Educators at Iola Middle School plan to use a little TLC to get students prepped for eventual college admission tests.

In September 2010, the Kansas State Department of Education made two tests available to every eighth and tenth grade public school student with the intention of preparing them for ACTs, the standardized test used by all four-year American universities for admissions.

The ACT precursor exams — Explore and Plan — are built and formatted in the same fashion as the 52-year-old college-readiness test, but on a graduated scale of difficulty. That means that Explore, administered to the middle school students, and Plan, taken by the tenth-graders, can and often do require up to three hours to complete.

Last December, instead of simply administering the test when the students arrived for the day and then having them go back to their typical routine, the IMS staff did their best to simulate what a student would experience when they took the ACT as a junior or senior in high school.

“Usually when high schoolers go take the ACT, it’s on a Saturday morning out at the college. Last year we allowed those eighth graders to make it a very special day,” said IMS Principal Jack Stanley.

“A sit-down breakfast” was served to the 85 students with parents and IMS staff serving as waitstaff, Stanley said.

“Then they went to their testing rooms … and did the three-hour test. Once that was completed, we served lunch. When lunch was completed, if they had permission from their parents, they were done,” he said. Students without permission to leave were shown a movie and treated to snacks.

The approach yielded positive results. Eighth graders’ marks in all areas of the test — English, math, reading and science — were satisfactory or better.

In reading, Iola eighth-graders scored 15.9 compared to a 13.8  national average. In math they scored 17 compared to a 15.1 national average. The students saw similar results in English and science.  

“If the state is willing to pay for it again, we’d like to put the same plan to work,” Stanley said.
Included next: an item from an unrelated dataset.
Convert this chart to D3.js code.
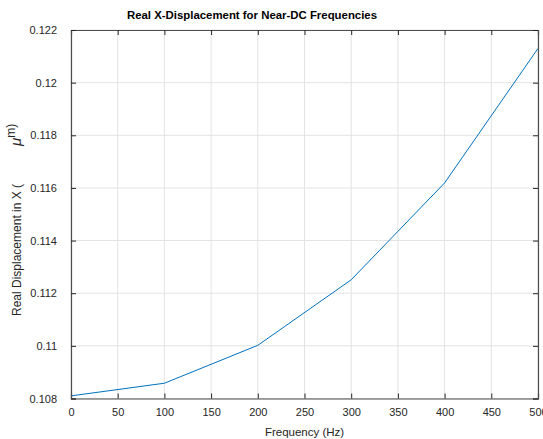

Because about half of the 60,000 pre-ACT exams purchased by KSDE last year remain, the program has been rolled over, allowing the schools that administered Explore and Plan on the state’s tab in 2010 to do the same this year. However, those schools will be provided only the same number of exams as administered last year. At about $8.50 per exam, USD 257’s bill for giving 109 eighth graders the Explore and 93 high school students the Plan — 105 sophomores took it last year — is about $100. 

A worthy investment for students and teachers, said IMS Councilor Stacey Crusinbery.

It’s invaluable experience, Crusinbery said of having opportunities to take an ACT-type test before the real thing.

“The students are going to do better (on the ACT) if they take the Plan and the Explore,” she said.

Having “predictor” tests helps the teachers assess the students more thoroughly as well, said David Grover, Iola High principal.

“Our goal is that we’re showing improvement for each kid,” Grover said. “The Explore is a predictor of how they will do on the ACT based at eighth grade and what kind of progress they should have made by that point.”